→ Task objective: All the data must come back unchanged, except that pictures are left out.
* Begin Available data *
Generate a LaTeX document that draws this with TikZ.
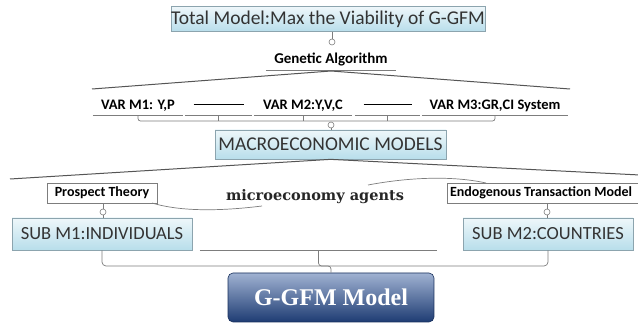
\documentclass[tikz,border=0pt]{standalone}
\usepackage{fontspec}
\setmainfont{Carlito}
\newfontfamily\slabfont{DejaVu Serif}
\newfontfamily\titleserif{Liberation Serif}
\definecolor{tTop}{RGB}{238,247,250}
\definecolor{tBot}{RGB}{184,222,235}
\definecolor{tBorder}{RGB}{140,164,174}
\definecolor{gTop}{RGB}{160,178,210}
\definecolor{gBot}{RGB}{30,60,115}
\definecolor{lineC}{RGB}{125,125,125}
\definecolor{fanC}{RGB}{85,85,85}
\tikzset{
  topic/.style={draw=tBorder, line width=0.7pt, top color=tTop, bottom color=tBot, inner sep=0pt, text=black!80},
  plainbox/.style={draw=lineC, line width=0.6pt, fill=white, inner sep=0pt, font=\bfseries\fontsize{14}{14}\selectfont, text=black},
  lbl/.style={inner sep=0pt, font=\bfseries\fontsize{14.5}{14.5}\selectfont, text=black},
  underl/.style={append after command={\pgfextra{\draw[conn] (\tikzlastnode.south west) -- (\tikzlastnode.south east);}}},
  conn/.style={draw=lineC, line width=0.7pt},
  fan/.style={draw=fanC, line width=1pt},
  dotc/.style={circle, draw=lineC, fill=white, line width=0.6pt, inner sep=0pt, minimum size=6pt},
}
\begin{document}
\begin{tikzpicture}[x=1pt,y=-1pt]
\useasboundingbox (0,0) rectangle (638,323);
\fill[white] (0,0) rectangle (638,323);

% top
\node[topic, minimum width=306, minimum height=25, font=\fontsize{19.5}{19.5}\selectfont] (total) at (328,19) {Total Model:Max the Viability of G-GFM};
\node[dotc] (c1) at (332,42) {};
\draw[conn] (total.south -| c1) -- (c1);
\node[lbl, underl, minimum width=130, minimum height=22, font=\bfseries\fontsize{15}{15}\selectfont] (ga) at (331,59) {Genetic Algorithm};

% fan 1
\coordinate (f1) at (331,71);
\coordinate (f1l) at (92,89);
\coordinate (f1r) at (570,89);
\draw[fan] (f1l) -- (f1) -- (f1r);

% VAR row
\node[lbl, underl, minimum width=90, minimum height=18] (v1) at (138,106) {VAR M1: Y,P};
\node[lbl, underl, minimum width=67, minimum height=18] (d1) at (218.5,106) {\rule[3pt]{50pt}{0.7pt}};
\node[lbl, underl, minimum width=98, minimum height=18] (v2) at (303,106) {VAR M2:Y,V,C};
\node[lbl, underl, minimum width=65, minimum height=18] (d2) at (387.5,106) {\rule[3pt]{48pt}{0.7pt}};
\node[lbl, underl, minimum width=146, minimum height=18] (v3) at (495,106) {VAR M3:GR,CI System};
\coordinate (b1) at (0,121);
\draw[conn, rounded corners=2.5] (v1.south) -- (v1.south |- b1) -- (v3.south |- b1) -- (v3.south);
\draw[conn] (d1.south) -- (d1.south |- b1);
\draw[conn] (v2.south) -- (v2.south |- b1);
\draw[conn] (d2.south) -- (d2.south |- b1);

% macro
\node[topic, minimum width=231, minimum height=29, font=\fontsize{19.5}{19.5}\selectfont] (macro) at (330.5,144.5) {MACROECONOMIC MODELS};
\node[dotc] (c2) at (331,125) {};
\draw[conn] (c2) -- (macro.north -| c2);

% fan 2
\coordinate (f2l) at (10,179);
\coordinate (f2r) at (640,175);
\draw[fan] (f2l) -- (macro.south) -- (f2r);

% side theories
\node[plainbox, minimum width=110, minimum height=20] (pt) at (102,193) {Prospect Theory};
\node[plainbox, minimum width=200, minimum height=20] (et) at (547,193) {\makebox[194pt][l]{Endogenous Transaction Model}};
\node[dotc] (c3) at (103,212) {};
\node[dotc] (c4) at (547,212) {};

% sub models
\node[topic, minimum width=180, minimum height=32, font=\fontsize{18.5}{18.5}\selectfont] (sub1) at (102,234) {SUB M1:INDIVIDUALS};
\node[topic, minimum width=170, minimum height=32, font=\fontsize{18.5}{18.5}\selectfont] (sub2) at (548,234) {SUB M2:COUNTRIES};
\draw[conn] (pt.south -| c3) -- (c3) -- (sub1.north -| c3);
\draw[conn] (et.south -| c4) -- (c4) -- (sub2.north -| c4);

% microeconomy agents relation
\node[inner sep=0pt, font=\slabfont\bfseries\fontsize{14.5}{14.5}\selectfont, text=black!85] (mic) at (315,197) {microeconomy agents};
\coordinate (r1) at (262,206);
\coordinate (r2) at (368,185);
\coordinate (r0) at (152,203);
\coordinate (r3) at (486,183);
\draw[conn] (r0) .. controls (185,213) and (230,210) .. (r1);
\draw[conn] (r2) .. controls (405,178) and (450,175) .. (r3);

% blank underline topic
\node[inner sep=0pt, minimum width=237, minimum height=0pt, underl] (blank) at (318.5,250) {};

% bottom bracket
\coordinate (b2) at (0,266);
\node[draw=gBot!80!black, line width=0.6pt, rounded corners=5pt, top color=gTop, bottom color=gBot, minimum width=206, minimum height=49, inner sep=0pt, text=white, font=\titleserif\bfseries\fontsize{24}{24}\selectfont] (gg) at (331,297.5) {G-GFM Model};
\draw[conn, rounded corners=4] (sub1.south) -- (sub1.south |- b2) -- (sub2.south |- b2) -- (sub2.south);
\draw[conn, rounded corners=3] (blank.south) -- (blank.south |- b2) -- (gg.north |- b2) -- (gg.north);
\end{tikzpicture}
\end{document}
* End Available data *
→ The result:
Generate a LaTeX document that draws this with TikZ.
\documentclass[tikz,border=0pt]{standalone}
\usepackage{fontspec}
\setmainfont{Carlito}
\newfontfamily\slabfont{DejaVu Serif}
\newfontfamily\titleserif{Liberation Serif}
\definecolor{tTop}{RGB}{238,247,250}
\definecolor{tBot}{RGB}{184,222,235}
\definecolor{tBorder}{RGB}{140,164,174}
\definecolor{gTop}{RGB}{160,178,210}
\definecolor{gBot}{RGB}{30,60,115}
\definecolor{lineC}{RGB}{125,125,125}
\definecolor{fanC}{RGB}{85,85,85}
\tikzset{
  topic/.style={draw=tBorder, line width=0.7pt, top color=tTop, bottom color=tBot, inner sep=0pt, text=black!80},
  plainbox/.style={draw=lineC, line width=0.6pt, fill=white, inner sep=0pt, font=\bfseries\fontsize{14}{14}\selectfont, text=black},
  lbl/.style={inner sep=0pt, font=\bfseries\fontsize{14.5}{14.5}\selectfont, text=black},
  underl/.style={append after command={\pgfextra{\draw[conn] (\tikzlastnode.south west) -- (\tikzlastnode.south east);}}},
  conn/.style={draw=lineC, line width=0.7pt},
  fan/.style={draw=fanC, line width=1pt},
  dotc/.style={circle, draw=lineC, fill=white, line width=0.6pt, inner sep=0pt, minimum size=6pt},
}
\begin{document}
\begin{tikzpicture}[x=1pt,y=-1pt]
\useasboundingbox (0,0) rectangle (638,323);
\fill[white] (0,0) rectangle (638,323);

% top
\node[topic, minimum width=306, minimum height=25, font=\fontsize{19.5}{19.5}\selectfont] (total) at (328,19) {Total Model:Max the Viability of G-GFM};
\node[dotc] (c1) at (332,42) {};
\draw[conn] (total.south -| c1) -- (c1);
\node[lbl, underl, minimum width=130, minimum height=22, font=\bfseries\fontsize{15}{15}\selectfont] (ga) at (331,59) {Genetic Algorithm};

% fan 1
\coordinate (f1) at (331,71);
\coordinate (f1l) at (92,89);
\coordinate (f1r) at (570,89);
\draw[fan] (f1l) -- (f1) -- (f1r);

% VAR row
\node[lbl, underl, minimum width=90, minimum height=18] (v1) at (138,106) {VAR M1: Y,P};
\node[lbl, underl, minimum width=67, minimum height=18] (d1) at (218.5,106) {\rule[3pt]{50pt}{0.7pt}};
\node[lbl, underl, minimum width=98, minimum height=18] (v2) at (303,106) {VAR M2:Y,V,C};
\node[lbl, underl, minimum width=65, minimum height=18] (d2) at (387.5,106) {\rule[3pt]{48pt}{0.7pt}};
\node[lbl, underl, minimum width=146, minimum height=18] (v3) at (495,106) {VAR M3:GR,CI System};
\coordinate (b1) at (0,121);
\draw[conn, rounded corners=2.5] (v1.south) -- (v1.south |- b1) -- (v3.south |- b1) -- (v3.south);
\draw[conn] (d1.south) -- (d1.south |- b1);
\draw[conn] (v2.south) -- (v2.south |- b1);
\draw[conn] (d2.south) -- (d2.south |- b1);

% macro
\node[topic, minimum width=231, minimum height=29, font=\fontsize{19.5}{19.5}\selectfont] (macro) at (330.5,144.5) {MACROECONOMIC MODELS};
\node[dotc] (c2) at (331,125) {};
\draw[conn] (c2) -- (macro.north -| c2);

% fan 2
\coordinate (f2l) at (10,179);
\coordinate (f2r) at (640,175);
\draw[fan] (f2l) -- (macro.south) -- (f2r);

% side theories
\node[plainbox, minimum width=110, minimum height=20] (pt) at (102,193) {Prospect Theory};
\node[plainbox, minimum width=200, minimum height=20] (et) at (547,193) {\makebox[194pt][l]{Endogenous Transaction Model}};
\node[dotc] (c3) at (103,212) {};
\node[dotc] (c4) at (547,212) {};

% sub models
\node[topic, minimum width=180, minimum height=32, font=\fontsize{18.5}{18.5}\selectfont] (sub1) at (102,234) {SUB M1:INDIVIDUALS};
\node[topic, minimum width=170, minimum height=32, font=\fontsize{18.5}{18.5}\selectfont] (sub2) at (548,234) {SUB M2:COUNTRIES};
\draw[conn] (pt.south -| c3) -- (c3) -- (sub1.north -| c3);
\draw[conn] (et.south -| c4) -- (c4) -- (sub2.north -| c4);

% microeconomy agents relation
\node[inner sep=0pt, font=\slabfont\bfseries\fontsize{14.5}{14.5}\selectfont, text=black!85] (mic) at (315,197) {microeconomy agents};
\coordinate (r1) at (262,206);
\coordinate (r2) at (368,185);
\coordinate (r0) at (152,203);
\coordinate (r3) at (486,183);
\draw[conn] (r0) .. controls (185,213) and (230,210) .. (r1);
\draw[conn] (r2) .. controls (405,178) and (450,175) .. (r3);

% blank underline topic
\node[inner sep=0pt, minimum width=237, minimum height=0pt, underl] (blank) at (318.5,250) {};

% bottom bracket
\coordinate (b2) at (0,266);
\node[draw=gBot!80!black, line width=0.6pt, rounded corners=5pt, top color=gTop, bottom color=gBot, minimum width=206, minimum height=49, inner sep=0pt, text=white, font=\titleserif\bfseries\fontsize{24}{24}\selectfont] (gg) at (331,297.5) {G-GFM Model};
\draw[conn, rounded corners=4] (sub1.south) -- (sub1.south |- b2) -- (sub2.south |- b2) -- (sub2.south);
\draw[conn, rounded corners=3] (blank.south) -- (blank.south |- b2) -- (gg.north |- b2) -- (gg.north);
\end{tikzpicture}
\end{document}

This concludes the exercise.